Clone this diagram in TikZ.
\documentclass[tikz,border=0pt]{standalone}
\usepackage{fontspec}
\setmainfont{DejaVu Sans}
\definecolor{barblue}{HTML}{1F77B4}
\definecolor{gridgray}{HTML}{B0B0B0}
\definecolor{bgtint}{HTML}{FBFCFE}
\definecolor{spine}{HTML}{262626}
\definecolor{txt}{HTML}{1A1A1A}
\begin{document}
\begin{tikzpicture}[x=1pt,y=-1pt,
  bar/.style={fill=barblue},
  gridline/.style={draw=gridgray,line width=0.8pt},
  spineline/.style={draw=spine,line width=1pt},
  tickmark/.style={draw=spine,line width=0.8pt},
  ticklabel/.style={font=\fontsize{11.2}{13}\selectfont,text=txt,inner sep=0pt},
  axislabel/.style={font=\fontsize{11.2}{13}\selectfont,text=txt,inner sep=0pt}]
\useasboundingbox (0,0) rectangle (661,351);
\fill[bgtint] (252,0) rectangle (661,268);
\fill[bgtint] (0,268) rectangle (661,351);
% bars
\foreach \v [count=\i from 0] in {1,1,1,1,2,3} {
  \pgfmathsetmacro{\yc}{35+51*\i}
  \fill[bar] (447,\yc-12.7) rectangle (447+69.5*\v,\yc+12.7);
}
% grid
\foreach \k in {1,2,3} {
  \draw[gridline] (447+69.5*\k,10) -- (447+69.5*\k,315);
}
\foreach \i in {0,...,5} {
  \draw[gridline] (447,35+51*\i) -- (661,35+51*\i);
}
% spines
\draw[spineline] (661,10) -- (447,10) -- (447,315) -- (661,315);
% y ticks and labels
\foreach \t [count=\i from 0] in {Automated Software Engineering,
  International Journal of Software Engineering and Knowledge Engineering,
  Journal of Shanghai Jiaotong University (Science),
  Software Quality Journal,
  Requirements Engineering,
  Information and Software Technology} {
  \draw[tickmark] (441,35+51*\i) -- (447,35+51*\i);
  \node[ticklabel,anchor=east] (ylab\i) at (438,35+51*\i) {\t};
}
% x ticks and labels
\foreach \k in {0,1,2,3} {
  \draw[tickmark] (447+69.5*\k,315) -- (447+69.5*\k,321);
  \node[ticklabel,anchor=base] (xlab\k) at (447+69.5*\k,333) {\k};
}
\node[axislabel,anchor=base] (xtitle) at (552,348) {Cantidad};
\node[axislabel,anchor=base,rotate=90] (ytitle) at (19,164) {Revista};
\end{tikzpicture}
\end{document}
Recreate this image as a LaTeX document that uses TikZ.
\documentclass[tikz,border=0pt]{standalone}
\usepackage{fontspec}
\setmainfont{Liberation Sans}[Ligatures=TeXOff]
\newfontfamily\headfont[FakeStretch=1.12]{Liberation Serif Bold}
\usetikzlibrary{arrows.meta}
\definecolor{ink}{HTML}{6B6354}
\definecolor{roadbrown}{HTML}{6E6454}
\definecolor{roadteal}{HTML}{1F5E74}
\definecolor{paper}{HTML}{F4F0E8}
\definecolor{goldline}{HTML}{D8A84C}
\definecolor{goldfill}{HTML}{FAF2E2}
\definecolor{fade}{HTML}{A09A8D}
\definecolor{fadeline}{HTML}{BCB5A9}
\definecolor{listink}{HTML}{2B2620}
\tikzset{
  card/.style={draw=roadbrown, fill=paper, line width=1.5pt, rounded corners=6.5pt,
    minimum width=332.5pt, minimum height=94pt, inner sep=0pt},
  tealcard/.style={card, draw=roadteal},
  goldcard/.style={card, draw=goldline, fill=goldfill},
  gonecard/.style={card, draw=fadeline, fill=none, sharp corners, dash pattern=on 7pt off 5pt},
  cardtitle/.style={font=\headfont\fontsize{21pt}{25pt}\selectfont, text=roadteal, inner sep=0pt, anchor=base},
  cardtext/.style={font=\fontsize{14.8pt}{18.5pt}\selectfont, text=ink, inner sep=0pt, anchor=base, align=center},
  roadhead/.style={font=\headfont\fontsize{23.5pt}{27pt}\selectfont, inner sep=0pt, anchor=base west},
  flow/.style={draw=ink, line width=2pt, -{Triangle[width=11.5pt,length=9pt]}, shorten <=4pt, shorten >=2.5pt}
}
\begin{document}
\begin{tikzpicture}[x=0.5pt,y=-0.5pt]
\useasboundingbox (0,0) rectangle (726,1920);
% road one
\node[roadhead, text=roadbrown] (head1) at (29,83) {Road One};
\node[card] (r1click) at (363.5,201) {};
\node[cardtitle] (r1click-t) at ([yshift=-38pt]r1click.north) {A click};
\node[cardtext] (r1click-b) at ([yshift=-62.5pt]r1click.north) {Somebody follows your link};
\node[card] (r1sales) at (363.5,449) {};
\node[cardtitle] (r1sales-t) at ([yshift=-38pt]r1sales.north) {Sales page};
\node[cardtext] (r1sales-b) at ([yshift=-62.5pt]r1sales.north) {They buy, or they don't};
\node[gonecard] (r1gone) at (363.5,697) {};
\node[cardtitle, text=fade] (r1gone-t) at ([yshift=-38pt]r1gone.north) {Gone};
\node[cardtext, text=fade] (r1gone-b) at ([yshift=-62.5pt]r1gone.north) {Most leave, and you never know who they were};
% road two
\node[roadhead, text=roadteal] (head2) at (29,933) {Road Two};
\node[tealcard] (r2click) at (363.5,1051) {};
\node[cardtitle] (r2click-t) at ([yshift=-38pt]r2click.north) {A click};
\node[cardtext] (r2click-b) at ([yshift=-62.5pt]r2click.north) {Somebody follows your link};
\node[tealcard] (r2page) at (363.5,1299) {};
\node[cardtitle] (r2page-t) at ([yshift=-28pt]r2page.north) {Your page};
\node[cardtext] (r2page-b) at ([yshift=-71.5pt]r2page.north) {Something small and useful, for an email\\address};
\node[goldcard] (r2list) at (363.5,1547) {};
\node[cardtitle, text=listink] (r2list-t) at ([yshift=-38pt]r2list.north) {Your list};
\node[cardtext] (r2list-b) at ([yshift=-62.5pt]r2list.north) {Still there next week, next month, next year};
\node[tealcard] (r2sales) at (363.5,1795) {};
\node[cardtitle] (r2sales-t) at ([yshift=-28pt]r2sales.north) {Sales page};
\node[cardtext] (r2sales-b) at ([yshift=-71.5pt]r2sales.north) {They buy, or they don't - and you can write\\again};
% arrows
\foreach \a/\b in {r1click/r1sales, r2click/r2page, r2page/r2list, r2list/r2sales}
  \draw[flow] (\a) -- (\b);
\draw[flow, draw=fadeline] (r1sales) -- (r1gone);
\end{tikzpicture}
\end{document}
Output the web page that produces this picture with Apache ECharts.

——

WHAT IS BEING ASKED:
Where a line of the records above holds the word "this", copy that line.

FULL OUTPUT:
Clone this diagram in TikZ.
Recreate this image as a LaTeX document that uses TikZ.
Output the web page that produces this picture with Apache ECharts.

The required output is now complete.